The latest numbers show Fresno County's jobless rate dipped to about thirteen percent in September. That's down one percent from August and two percent from the same time last year.
Every other Valley county also saw improvement.
Merced County still has the highest rate at fourteen point five percent, but that's also down more than a full percentage point from the previous month.
Analysts say agriculture and teaching jobs are a big part of the improvement in both Fresno and Merced Counties.
But local leaders tell me they are starting to see more businesses moving in as well.
Employees are busy working at the new Laird manufacturing plant in Merced. The company that sells cattle feeding equipment is expanding to this large facility near the airport and hiring more people.

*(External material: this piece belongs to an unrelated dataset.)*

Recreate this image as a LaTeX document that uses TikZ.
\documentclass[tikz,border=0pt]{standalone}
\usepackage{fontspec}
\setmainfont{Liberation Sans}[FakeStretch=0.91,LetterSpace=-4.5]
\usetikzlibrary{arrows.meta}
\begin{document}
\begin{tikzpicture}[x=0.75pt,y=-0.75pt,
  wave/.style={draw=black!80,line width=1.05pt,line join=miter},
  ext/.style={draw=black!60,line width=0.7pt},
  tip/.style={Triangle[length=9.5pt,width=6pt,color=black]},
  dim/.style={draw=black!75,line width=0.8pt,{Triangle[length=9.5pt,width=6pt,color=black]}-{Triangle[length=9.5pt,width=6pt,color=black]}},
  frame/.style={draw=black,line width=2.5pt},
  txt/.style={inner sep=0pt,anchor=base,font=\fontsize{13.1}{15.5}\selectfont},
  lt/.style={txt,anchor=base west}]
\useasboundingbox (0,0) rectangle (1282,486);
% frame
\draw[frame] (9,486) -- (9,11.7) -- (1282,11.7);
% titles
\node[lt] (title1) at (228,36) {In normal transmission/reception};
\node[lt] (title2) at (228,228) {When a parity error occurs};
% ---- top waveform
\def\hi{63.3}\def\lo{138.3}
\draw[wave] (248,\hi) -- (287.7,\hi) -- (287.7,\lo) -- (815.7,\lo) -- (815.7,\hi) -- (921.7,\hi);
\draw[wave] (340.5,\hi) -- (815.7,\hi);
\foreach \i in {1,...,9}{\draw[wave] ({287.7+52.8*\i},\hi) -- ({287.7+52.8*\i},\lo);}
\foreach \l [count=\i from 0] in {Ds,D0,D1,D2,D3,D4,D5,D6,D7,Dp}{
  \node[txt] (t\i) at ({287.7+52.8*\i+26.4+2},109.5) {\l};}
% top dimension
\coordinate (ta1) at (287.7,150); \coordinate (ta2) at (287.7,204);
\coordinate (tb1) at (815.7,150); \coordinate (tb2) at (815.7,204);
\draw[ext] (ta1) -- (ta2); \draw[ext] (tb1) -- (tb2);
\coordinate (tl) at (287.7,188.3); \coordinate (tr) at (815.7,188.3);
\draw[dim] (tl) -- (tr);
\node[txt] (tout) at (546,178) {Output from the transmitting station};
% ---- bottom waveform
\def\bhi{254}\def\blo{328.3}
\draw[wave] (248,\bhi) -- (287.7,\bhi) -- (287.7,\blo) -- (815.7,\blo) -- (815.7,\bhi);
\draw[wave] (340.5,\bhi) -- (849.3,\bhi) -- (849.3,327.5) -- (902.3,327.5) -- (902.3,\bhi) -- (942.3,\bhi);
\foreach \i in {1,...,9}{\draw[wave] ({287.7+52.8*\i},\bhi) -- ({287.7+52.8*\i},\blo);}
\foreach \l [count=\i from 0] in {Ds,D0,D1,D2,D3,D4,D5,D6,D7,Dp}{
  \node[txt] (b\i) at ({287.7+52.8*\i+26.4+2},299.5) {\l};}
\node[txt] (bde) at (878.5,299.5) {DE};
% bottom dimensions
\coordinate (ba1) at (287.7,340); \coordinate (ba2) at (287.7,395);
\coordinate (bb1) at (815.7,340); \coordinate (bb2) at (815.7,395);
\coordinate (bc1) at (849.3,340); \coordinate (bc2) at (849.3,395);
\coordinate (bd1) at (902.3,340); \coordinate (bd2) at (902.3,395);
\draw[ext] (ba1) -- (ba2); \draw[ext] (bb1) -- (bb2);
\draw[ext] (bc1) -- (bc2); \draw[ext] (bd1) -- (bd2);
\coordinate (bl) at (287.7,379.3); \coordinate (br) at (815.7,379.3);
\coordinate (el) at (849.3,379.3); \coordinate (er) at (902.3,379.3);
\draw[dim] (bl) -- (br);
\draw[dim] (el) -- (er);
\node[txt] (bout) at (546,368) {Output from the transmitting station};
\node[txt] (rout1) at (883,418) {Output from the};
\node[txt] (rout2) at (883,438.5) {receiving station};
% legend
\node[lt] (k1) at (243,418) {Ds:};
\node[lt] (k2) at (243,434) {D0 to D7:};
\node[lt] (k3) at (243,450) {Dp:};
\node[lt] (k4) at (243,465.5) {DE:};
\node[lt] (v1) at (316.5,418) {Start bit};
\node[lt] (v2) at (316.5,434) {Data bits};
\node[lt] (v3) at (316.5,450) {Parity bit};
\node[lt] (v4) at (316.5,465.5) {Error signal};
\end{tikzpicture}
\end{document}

Local leaders say the move is part of a positive economic trend.
"We're seeing more small businesses open up and the manufacturing side is starting to pick up, plus we're getting more inquiries from food processors to manufacturers looking for opportunities to expand," Merced Director of Economic Development Frank Quintero said.

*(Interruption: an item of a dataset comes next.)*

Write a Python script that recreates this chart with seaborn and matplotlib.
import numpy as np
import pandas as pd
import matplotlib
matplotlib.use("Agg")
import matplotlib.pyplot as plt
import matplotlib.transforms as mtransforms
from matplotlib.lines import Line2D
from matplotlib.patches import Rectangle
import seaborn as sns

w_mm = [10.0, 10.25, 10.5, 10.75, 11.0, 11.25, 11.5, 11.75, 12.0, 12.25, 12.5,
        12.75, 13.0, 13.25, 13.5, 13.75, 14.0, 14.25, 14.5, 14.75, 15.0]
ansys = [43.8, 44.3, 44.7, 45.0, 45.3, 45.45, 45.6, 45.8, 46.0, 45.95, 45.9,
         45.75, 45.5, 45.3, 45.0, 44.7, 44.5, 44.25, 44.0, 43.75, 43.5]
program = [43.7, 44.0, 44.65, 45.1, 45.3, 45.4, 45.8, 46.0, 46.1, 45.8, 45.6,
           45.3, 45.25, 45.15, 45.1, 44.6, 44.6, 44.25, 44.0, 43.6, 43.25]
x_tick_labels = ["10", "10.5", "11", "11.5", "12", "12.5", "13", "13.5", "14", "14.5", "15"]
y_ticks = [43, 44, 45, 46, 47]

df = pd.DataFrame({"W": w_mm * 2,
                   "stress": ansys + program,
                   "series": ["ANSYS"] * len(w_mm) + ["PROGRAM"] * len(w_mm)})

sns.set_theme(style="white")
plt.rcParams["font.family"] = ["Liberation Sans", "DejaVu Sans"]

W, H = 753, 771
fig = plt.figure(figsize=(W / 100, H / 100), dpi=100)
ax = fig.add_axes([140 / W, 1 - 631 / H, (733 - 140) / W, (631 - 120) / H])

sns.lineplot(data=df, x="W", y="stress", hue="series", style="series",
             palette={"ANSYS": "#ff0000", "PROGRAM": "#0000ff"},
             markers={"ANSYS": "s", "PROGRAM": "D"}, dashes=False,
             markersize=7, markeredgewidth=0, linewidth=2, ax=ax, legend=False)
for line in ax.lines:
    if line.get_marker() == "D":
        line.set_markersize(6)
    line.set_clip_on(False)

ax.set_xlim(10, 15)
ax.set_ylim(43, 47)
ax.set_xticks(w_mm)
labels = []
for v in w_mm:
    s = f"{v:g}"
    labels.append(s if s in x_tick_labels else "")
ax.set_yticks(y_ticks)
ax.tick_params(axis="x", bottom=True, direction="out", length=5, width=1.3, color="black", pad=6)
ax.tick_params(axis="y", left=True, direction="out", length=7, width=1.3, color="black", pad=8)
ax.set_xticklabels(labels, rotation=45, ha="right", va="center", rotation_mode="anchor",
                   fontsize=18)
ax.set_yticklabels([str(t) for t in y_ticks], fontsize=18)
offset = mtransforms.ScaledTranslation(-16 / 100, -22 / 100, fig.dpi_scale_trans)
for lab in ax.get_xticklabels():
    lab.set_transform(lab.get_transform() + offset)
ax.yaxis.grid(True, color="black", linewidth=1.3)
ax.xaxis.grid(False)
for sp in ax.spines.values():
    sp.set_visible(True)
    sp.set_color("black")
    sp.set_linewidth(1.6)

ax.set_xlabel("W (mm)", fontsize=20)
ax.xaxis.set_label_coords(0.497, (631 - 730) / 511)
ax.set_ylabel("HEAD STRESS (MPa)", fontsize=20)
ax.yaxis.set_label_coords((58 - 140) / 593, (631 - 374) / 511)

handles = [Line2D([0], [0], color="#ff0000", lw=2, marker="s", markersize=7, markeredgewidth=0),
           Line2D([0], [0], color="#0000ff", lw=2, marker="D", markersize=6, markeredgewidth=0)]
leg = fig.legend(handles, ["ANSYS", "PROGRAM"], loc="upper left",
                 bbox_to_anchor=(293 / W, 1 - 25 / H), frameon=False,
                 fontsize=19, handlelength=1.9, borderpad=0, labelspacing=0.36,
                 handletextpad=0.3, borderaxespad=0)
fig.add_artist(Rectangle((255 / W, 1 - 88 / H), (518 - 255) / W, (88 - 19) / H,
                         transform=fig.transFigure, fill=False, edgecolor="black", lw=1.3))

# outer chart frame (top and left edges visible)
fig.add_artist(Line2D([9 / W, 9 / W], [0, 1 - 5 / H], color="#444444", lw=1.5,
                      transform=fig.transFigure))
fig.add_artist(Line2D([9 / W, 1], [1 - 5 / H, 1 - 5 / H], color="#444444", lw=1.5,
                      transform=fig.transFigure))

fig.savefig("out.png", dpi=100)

That includes the new White Oak Frozen Foods Plant that's set to open in a matter of months. The company expects to hire about 100 seasonal and 30 full time workers.

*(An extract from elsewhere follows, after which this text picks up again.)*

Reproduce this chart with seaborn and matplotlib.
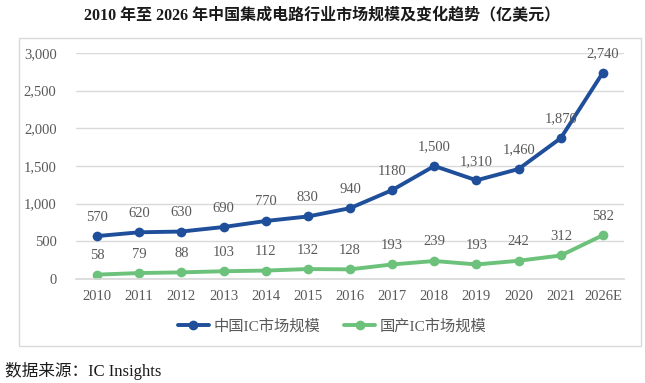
import matplotlib
matplotlib.use("Agg")
import matplotlib.pyplot as plt
import seaborn as sns
import pandas as pd
from matplotlib.patches import Rectangle
from matplotlib.lines import Line2D

years = ["2010", "2011", "2012", "2013", "2014", "2015", "2016", "2017", "2018", "2019", "2020", "2021", "2026E"]
china_ic = [570, 620, 630, 690, 770, 830, 940, 1180, 1500, 1310, 1460, 1870, 2740]
china_labels = ["570", "620", "630", "690", "770", "830", "940", "1180", "1,500", "1,310", "1,460", "1,870", "2,740"]
domestic_ic = [58, 79, 88, 103, 112, 132, 128, 193, 239, 193, 242, 312, 582]
domestic_labels = ["58", "79", "88", "103", "112", "132", "128", "193", "239", "193", "242", "312", "582"]
series_names = ["中国IC市场规模", "国产IC市场规模"]
yticks = [0, 500, 1000, 1500, 2000, 2500, 3000]
title = "2010 年至 2026 年中国集成电路行业市场规模及变化趋势（亿美元）"
source = "数据来源：IC Insights"

sns.set_theme(style="white")
FONT = ["Liberation Serif", "Noto Sans CJK SC", "DejaVu Sans"]
plt.rcParams["font.family"] = FONT

BLUE = "#1F4E9A"
GREEN = "#6CC27A"
GRAY_TXT = "#595959"

df = pd.DataFrame({
    "year": years * 2,
    "value": china_ic + domestic_ic,
    "series": [series_names[0]] * len(years) + [series_names[1]] * len(years),
})

fig = plt.figure(figsize=(6.45, 3.83), dpi=100)
W, H = 645, 383
ax = fig.add_axes([76 / W, 1 - 279 / H, (624 - 76) / W, (279 - 53) / H])

sns.lineplot(data=df, x="year", y="value", hue="series", palette=[BLUE, GREEN],
             marker="o", markersize=7, markeredgewidth=0, linewidth=2.8,
             sort=False, ax=ax, legend=False)

ax.set_xlim(-0.5, len(years) - 0.5)
ax.set_ylim(0, 3000)
ax.set_yticks(yticks)
ax.set_yticklabels([f"{v:,}" for v in yticks])
ax.grid(axis="y", color="#D9D9D9", linewidth=1)
ax.set_axisbelow(True)
for s in ["top", "right", "left"]:
    ax.spines[s].set_visible(False)
ax.spines["bottom"].set_color("#D9D9D9")
ax.set_xlabel("")
ax.set_ylabel("")
ax.tick_params(axis="both", length=0, labelsize=10.5, colors=GRAY_TXT, pad=8)
ax.tick_params(axis="y", pad=14)

for i, (v, lab) in enumerate(zip(china_ic, china_labels)):
    ax.annotate(lab, (i, v), xytext=(0, 9), textcoords="offset points",
                ha="center", va="bottom", fontsize=10.5, color=GRAY_TXT)
for i, (v, lab) in enumerate(zip(domestic_ic, domestic_labels)):
    ax.annotate(lab, (i, v), xytext=(0, 9), textcoords="offset points",
                ha="center", va="bottom", fontsize=10.5, color=GRAY_TXT)

# frame box
fig.patches.append(Rectangle((19 / W, 1 - 346 / H), (641 - 19) / W, (346 - 38) / H,
                             transform=fig.transFigure, fill=False,
                             edgecolor="#D9D9D9", linewidth=1))

handles = [Line2D([0], [0], color=BLUE, lw=2.8, marker="o", markersize=7, markeredgewidth=0),
           Line2D([0], [0], color=GREEN, lw=2.8, marker="o", markersize=7, markeredgewidth=0)]
fig.legend(handles, series_names, loc="center", bbox_to_anchor=(0.515, 1 - 326 / H),
           ncol=2, frameon=False, fontsize=11, labelcolor=GRAY_TXT,
           handlelength=2.0, columnspacing=1.6, handletextpad=0.3)

fig.text(0.5, 1 - 16 / H, title, ha="center", va="center", fontsize=11.5,
         fontweight="bold", color="#1a1a1a")
fig.text(5 / W, 1 - 371 / H, source, ha="left", va="center", fontsize=12, color="#1a1a1a")

fig.savefig("out.png", dpi=100)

"Merced is really suited for food processing from a labor standpoint and also a product standpoint," Quintero said.
Other industries are also showing signs of improvement. The State Employment Development Department reports Merced County added 200 construction jobs in September. But the biggest gains came from 1200 farm jobs and 800 government jobs. Labor market analyst Pedro Vargas says most of those are teachers going back to class after the summer break but it all adds up to a noticeable drop in the unemployment rate.
"It hasn't been at this level since January 2008 so it's really good news for the area," EDD Labor Market Analyst Pedro Vargas said.
Vargas says Fresno County saw gains in similar areas, plus a boost in retail jobs.
"If retail stays up, that's another good sign of how the people are feeling out there in the community," Vargas said.
Despite the improvement, thousands of people are still out of work across the Valley and officials remain cautiously optimistic.
To keep the improvements in perspective, Merced County still has the third highest unemployment rate in the state.